Personally, I do not think so. I do not think it is any more helpful to blame peaceniks or blame Palestinians any more than blaming hawks. The blame game itself is a major obstacle to peace. And all the words thrown in accusation by one side against the other are useless in getting a peace agreement.

However, is the Biden administration not correct in its assessment that the time is not ripe for such an agreement? But if one adopts such a posture, does not than mean favouring the creeping annexationists? Not if your position is against the founding of new settlements. Not if one’s position favours steps that move in the direction of peace even while those steps do not in themselves result in peace.
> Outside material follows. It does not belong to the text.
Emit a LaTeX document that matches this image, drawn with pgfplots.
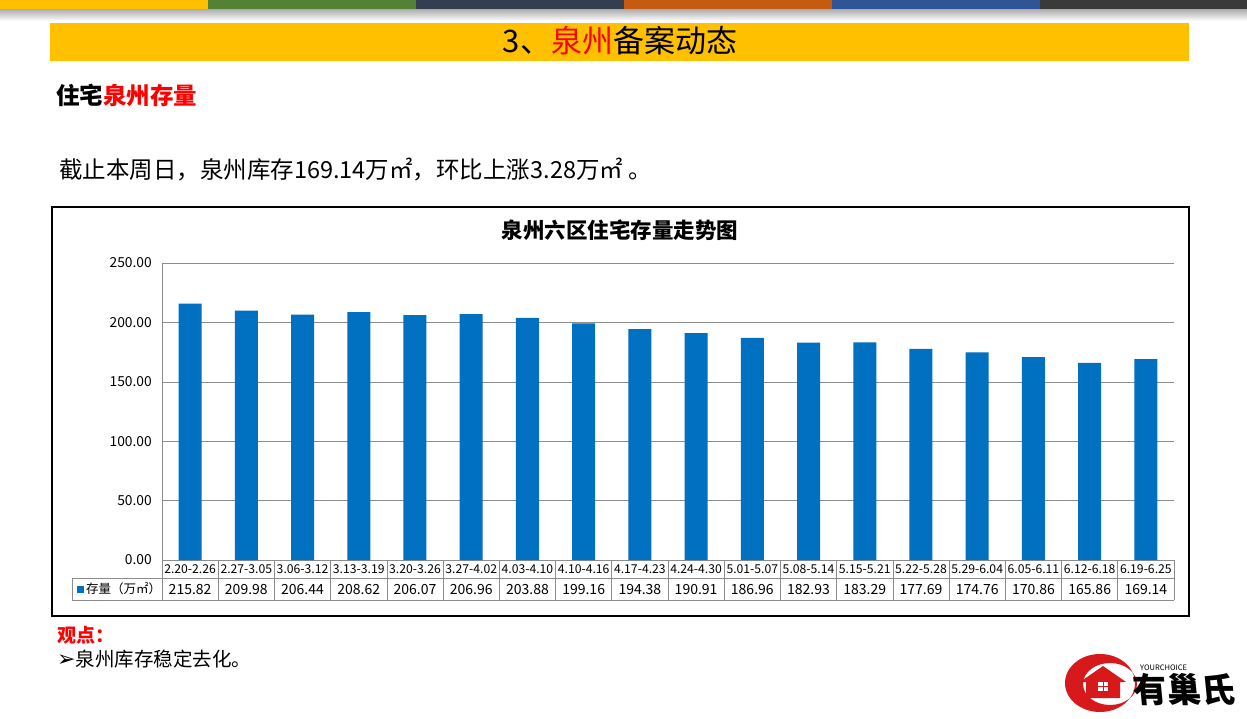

But is this not a cop out? No, I suggest that it is now the only realistic position that will prevent total victory by the hawks. Now that total victory is in sight as a real possibility, one can expect the hard right to grow more adamant, more assertive, more stubborn and less likely to be amenable to compromise? Then in the face of such resistance and the anticipated increased strength of such a position, would it not be wiser for Palestinians to offer maximum resistance – peaceful, of course, given the asymmetry at the present time?

Such questions will be behind my explorations and probes next week into the role of the International Criminal Court (ICC) into the issue of peace between the Israelis and Palestinians. Are there steps that can be taken towards a peace agreement even if a peace agreement is not in sight? Or must peaceniks fall back on shibboleths or slip into silence on the sidelines as history marches ahead?

I hope my sight, that is so fuzzy this morning that I am relying on a larger font and bold typeface on the screen to read, and my insight as well will clear up sufficiently to make a small contribution.